→ **Dataset records**
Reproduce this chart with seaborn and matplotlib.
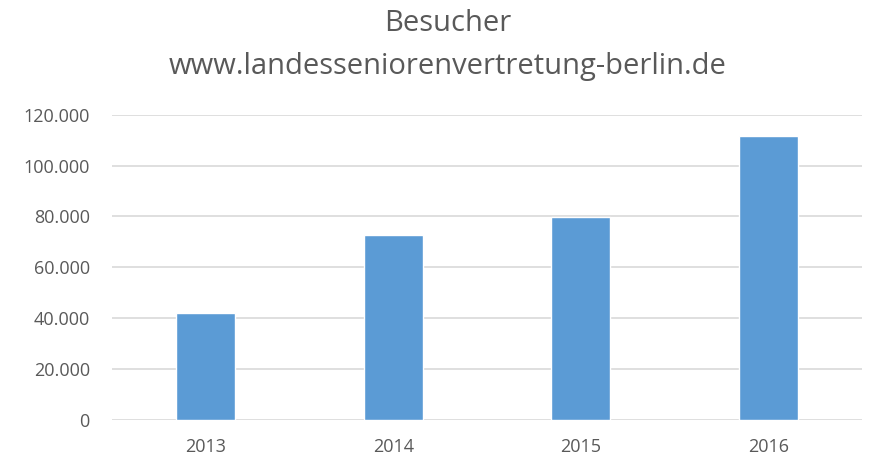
import matplotlib
matplotlib.use("Agg")
import matplotlib.pyplot as plt
from matplotlib.ticker import FuncFormatter
import pandas as pd
import seaborn as sns

years = ["2013", "2014", "2015", "2016"]
visitors = [42000, 72700, 79700, 111600]
yticks = [0, 20000, 40000, 60000, 80000, 100000, 120000]

sns.set_style("white")
plt.rcParams['font.family'] = ['Open Sans', 'DejaVu Sans']

df = pd.DataFrame({'Jahr': years, 'Besucher': visitors})

fig = plt.figure(figsize=(8.69, 4.72), dpi=100)
ax = fig.add_axes([0.1289, 0.110, 0.8631, 0.647])

sns.barplot(data=df, x='Jahr', y='Besucher', color='#5b9bd5', width=0.315,
            saturation=1, ax=ax, zorder=3)

ax.set_ylim(0, 120000)
ax.set_xlim(-0.5, 3.5)
ax.set_yticks(yticks)
ax.yaxis.set_major_formatter(FuncFormatter(lambda v, p: f"{v:,.0f}".replace(",", ".")))
ax.grid(axis='y', color='#d9d9d9', linewidth=1.2, zorder=0)
ax.set_axisbelow(True)
for s in ax.spines.values():
    s.set_visible(False)
ax.tick_params(axis='both', length=0, colors='#595959', labelsize=13)
ax.tick_params(axis='y', pad=16)
ax.tick_params(axis='x', pad=13)
ax.set_xlabel('')
ax.set_ylabel('')

fig.text(0.515, 0.951, "Besucher", ha='center', va='center', fontsize=21, color='#595959')
fig.text(0.515, 0.860, "www.landesseniorenvertretung-berlin.de", ha='center', va='center',
         fontsize=21, color='#595959')

fig.savefig('out.png', dpi=100)
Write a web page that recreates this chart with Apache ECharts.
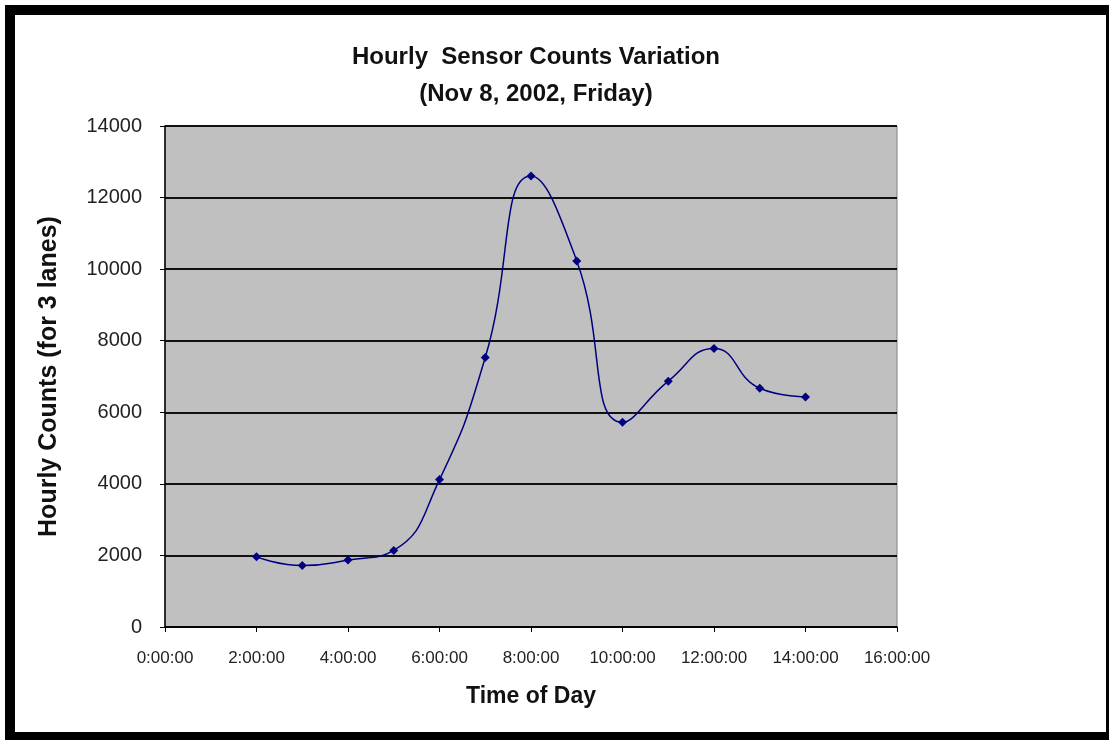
<!DOCTYPE html>
<html>
<head>
<meta charset="utf-8">
<script src="https://cdn.jsdelivr.net/npm/echarts@6/dist/echarts.min.js"></script>
<style>
  html, body { margin: 0; padding: 0; background: #ffffff; }
  .frame {
    position: absolute;
    left: 5px; top: 5px;
    width: 1104px; height: 735px;
    box-sizing: border-box;
    border-top: 10px solid #000;
    border-left: 10px solid #000;
    border-right: 3px solid #000;
    border-bottom: 8px solid #000;
  }
  #main { position: absolute; left: 0; top: 0; width: 1109px; height: 740px; }
</style>
</head>
<body>
<div id="main"></div>
<div class="frame"></div>
<script>
// hour of day and hourly counts
var hours = [2, 3, 4, 5, 6, 7, 8, 9, 10, 11, 12, 13, 14]
var counts = [1960, 1720, 1870, 2140, 4120, 7530, 12600, 10230, 5720, 6870, 7780, 6670, 6430]
var xTicks = ['0:00:00', '2:00:00', '4:00:00', '6:00:00', '8:00:00', '10:00:00', '12:00:00', '14:00:00', '16:00:00']

var chart = echarts.init(document.getElementById('main'))
var font = 'Liberation Sans, Arial, sans-serif'

var option = {
  animation: false,
  title: {
    text: 'Hourly  Sensor Counts Variation\n(Nov 8, 2002, Friday)',
    left: 531,
    textAlign: 'center',
    top: 34,
    textStyle: { fontFamily: font, fontSize: 24, fontWeight: 'bold', color: '#111', lineHeight: 37 }
  },
  grid: {
    left: 165, top: 126, width: 732, height: 501,
    show: true,
    backgroundColor: '#c0c0c0',
    borderColor: '#808080',
    borderWidth: 1
  },
  xAxis: {
    type: 'value',
    min: 0, max: 16, interval: 2,
    name: 'Time of Day',
    nameLocation: 'middle',
    nameGap: 58,
    nameTextStyle: { fontFamily: font, fontSize: 23, fontWeight: 'bold', color: '#111' },
    axisLine: { lineStyle: { color: '#000', width: 1.5 } },
    axisTick: { show: true, length: 5, lineStyle: { color: '#000' } },
    splitLine: { show: false },
    axisLabel: {
      margin: 23,
      fontFamily: font, fontSize: 17, color: '#222',
      formatter: function (v) { return xTicks[v / 2] }
    }
  },
  yAxis: {
    type: 'value',
    min: 0, max: 14000, interval: 2000,
    name: 'Hourly Counts (for 3 lanes)',
    nameLocation: 'middle',
    nameGap: 103,
    nameTextStyle: { fontFamily: font, fontSize: 25, fontWeight: 'bold', color: '#111' },
    axisLine: { show: true, lineStyle: { color: '#000', width: 1.5 } },
    axisTick: { show: true, length: 5, lineStyle: { color: '#000' } },
    splitLine: { show: true, lineStyle: { color: '#111', width: 2 } },
    axisLabel: {
      margin: 23, fontFamily: font, fontSize: 20, color: '#222',
      formatter: function (v) { return String(v) }
    }
  },
  series: [
    {
      type: 'line',
      data: hours.map(function (h, i) { return [h, counts[i]] }),
      smooth: 0.5,
      symbol: 'diamond',
      symbolSize: 9,
      lineStyle: { color: '#000080', width: 1.5 },
      itemStyle: { color: '#000080' }
    }
  ]
}
chart.setOption(option)
</script>
</body>
</html>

→ **What the exercise asks**
Your task is to return the lines above, from the first one up to and including the line containing "yticks = [0, 20000, 40000, 60000, 80000, 100000, 120000]", minus any pictures.

→ **Correct result**
Reproduce this chart with seaborn and matplotlib.
import matplotlib
matplotlib.use("Agg")
import matplotlib.pyplot as plt
from matplotlib.ticker import FuncFormatter
import pandas as pd
import seaborn as sns

years = ["2013", "2014", "2015", "2016"]
visitors = [42000, 72700, 79700, 111600]
yticks = [0, 20000, 40000, 60000, 80000, 100000, 120000]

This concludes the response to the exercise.